*Aim of the task*: Give a verbatim copy of the lines below, minus the pictures.

*** Data

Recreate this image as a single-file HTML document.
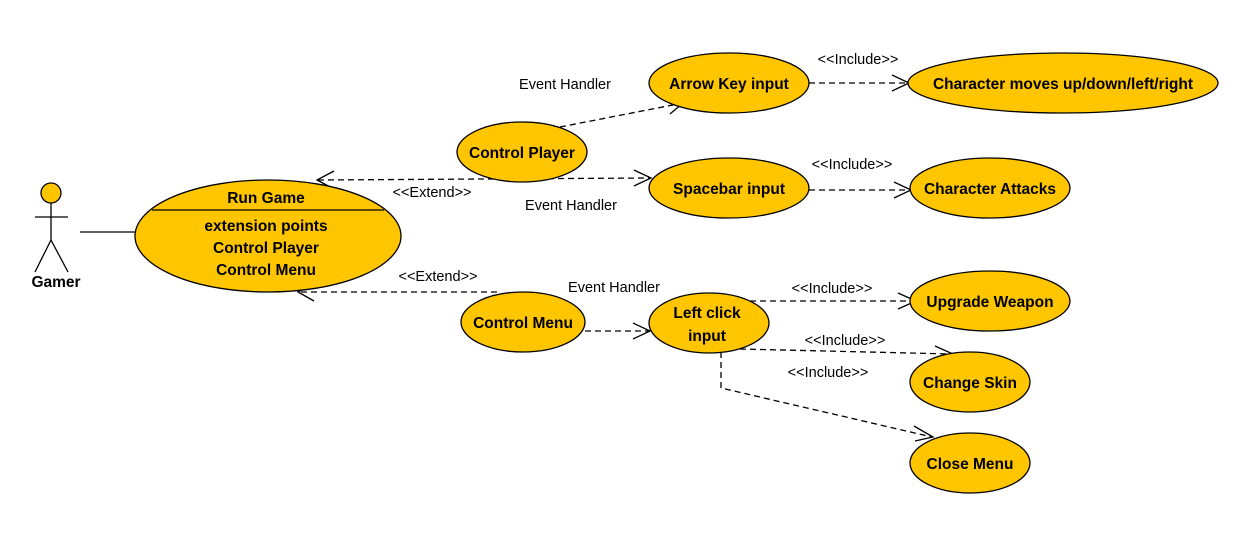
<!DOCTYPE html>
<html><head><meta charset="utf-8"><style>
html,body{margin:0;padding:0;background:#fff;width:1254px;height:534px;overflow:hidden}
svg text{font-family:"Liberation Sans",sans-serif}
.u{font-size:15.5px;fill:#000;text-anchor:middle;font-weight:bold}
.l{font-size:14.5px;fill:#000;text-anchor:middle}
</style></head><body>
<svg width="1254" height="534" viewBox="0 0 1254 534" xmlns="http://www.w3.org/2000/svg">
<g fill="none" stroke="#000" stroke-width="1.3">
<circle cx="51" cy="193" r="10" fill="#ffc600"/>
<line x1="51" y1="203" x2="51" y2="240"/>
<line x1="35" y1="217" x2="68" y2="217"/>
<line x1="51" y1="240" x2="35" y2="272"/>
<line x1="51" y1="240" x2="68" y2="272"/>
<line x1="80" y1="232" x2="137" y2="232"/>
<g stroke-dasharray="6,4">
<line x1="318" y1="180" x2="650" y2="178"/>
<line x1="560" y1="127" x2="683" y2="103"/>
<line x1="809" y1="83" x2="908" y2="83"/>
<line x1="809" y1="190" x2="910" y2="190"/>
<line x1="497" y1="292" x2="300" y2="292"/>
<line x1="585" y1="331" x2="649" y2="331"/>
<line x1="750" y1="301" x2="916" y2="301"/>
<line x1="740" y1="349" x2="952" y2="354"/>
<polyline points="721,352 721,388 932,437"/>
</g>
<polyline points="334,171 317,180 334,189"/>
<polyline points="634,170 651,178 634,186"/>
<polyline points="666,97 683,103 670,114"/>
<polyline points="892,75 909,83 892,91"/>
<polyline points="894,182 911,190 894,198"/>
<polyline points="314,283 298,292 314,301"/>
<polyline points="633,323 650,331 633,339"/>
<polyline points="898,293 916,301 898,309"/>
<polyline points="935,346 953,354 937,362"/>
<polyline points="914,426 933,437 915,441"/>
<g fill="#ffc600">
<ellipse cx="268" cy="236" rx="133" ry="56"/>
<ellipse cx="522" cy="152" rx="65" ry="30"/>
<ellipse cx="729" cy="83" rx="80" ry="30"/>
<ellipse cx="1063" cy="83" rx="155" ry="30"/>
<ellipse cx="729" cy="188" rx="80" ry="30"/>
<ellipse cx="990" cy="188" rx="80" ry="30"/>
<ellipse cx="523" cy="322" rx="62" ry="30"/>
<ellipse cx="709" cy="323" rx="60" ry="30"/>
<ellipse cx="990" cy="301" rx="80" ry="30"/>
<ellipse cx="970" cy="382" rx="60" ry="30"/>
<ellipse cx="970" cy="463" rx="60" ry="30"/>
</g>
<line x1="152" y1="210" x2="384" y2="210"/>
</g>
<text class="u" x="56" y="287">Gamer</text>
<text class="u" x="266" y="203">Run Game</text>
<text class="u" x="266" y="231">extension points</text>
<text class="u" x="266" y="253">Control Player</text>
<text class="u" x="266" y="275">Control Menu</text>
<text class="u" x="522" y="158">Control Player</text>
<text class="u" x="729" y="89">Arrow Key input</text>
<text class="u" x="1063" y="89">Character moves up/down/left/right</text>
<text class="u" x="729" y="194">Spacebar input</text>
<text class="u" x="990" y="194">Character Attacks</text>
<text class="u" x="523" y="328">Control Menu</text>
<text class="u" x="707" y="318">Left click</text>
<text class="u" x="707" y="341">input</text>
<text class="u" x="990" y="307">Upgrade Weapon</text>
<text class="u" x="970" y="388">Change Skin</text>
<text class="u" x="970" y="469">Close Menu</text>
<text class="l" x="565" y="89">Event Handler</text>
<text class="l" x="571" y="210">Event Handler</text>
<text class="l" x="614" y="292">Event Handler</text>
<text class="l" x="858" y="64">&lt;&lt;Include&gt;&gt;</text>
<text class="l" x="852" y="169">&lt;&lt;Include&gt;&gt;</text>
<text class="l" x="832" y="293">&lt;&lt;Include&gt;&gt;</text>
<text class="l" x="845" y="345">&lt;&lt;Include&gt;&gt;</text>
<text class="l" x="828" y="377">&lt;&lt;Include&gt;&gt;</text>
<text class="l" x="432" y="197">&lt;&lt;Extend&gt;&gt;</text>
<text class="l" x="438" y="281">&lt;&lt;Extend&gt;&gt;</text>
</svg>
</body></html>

******

*Right answer*:
Recreate this image as a single-file HTML document.
<!DOCTYPE html>
<html><head><meta charset="utf-8"><style>
html,body{margin:0;padding:0;background:#fff;width:1254px;height:534px;overflow:hidden}
svg text{font-family:"Liberation Sans",sans-serif}
.u{font-size:15.5px;fill:#000;text-anchor:middle;font-weight:bold}
.l{font-size:14.5px;fill:#000;text-anchor:middle}
</style></head><body>
<svg width="1254" height="534" viewBox="0 0 1254 534" xmlns="http://www.w3.org/2000/svg">
<g fill="none" stroke="#000" stroke-width="1.3">
<circle cx="51" cy="193" r="10" fill="#ffc600"/>
<line x1="51" y1="203" x2="51" y2="240"/>
<line x1="35" y1="217" x2="68" y2="217"/>
<line x1="51" y1="240" x2="35" y2="272"/>
<line x1="51" y1="240" x2="68" y2="272"/>
<line x1="80" y1="232" x2="137" y2="232"/>
<g stroke-dasharray="6,4">
<line x1="318" y1="180" x2="650" y2="178"/>
<line x1="560" y1="127" x2="683" y2="103"/>
<line x1="809" y1="83" x2="908" y2="83"/>
<line x1="809" y1="190" x2="910" y2="190"/>
<line x1="497" y1="292" x2="300" y2="292"/>
<line x1="585" y1="331" x2="649" y2="331"/>
<line x1="750" y1="301" x2="916" y2="301"/>
<line x1="740" y1="349" x2="952" y2="354"/>
<polyline points="721,352 721,388 932,437"/>
</g>
<polyline points="334,171 317,180 334,189"/>
<polyline points="634,170 651,178 634,186"/>
<polyline points="666,97 683,103 670,114"/>
<polyline points="892,75 909,83 892,91"/>
<polyline points="894,182 911,190 894,198"/>
<polyline points="314,283 298,292 314,301"/>
<polyline points="633,323 650,331 633,339"/>
<polyline points="898,293 916,301 898,309"/>
<polyline points="935,346 953,354 937,362"/>
<polyline points="914,426 933,437 915,441"/>
<g fill="#ffc600">
<ellipse cx="268" cy="236" rx="133" ry="56"/>
<ellipse cx="522" cy="152" rx="65" ry="30"/>
<ellipse cx="729" cy="83" rx="80" ry="30"/>
<ellipse cx="1063" cy="83" rx="155" ry="30"/>
<ellipse cx="729" cy="188" rx="80" ry="30"/>
<ellipse cx="990" cy="188" rx="80" ry="30"/>
<ellipse cx="523" cy="322" rx="62" ry="30"/>
<ellipse cx="709" cy="323" rx="60" ry="30"/>
<ellipse cx="990" cy="301" rx="80" ry="30"/>
<ellipse cx="970" cy="382" rx="60" ry="30"/>
<ellipse cx="970" cy="463" rx="60" ry="30"/>
</g>
<line x1="152" y1="210" x2="384" y2="210"/>
</g>
<text class="u" x="56" y="287">Gamer</text>
<text class="u" x="266" y="203">Run Game</text>
<text class="u" x="266" y="231">extension points</text>
<text class="u" x="266" y="253">Control Player</text>
<text class="u" x="266" y="275">Control Menu</text>
<text class="u" x="522" y="158">Control Player</text>
<text class="u" x="729" y="89">Arrow Key input</text>
<text class="u" x="1063" y="89">Character moves up/down/left/right</text>
<text class="u" x="729" y="194">Spacebar input</text>
<text class="u" x="990" y="194">Character Attacks</text>
<text class="u" x="523" y="328">Control Menu</text>
<text class="u" x="707" y="318">Left click</text>
<text class="u" x="707" y="341">input</text>
<text class="u" x="990" y="307">Upgrade Weapon</text>
<text class="u" x="970" y="388">Change Skin</text>
<text class="u" x="970" y="469">Close Menu</text>
<text class="l" x="565" y="89">Event Handler</text>
<text class="l" x="571" y="210">Event Handler</text>
<text class="l" x="614" y="292">Event Handler</text>
<text class="l" x="858" y="64">&lt;&lt;Include&gt;&gt;</text>
<text class="l" x="852" y="169">&lt;&lt;Include&gt;&gt;</text>
<text class="l" x="832" y="293">&lt;&lt;Include&gt;&gt;</text>
<text class="l" x="845" y="345">&lt;&lt;Include&gt;&gt;</text>
<text class="l" x="828" y="377">&lt;&lt;Include&gt;&gt;</text>
<text class="l" x="432" y="197">&lt;&lt;Extend&gt;&gt;</text>
<text class="l" x="438" y="281">&lt;&lt;Extend&gt;&gt;</text>
</svg>
</body></html>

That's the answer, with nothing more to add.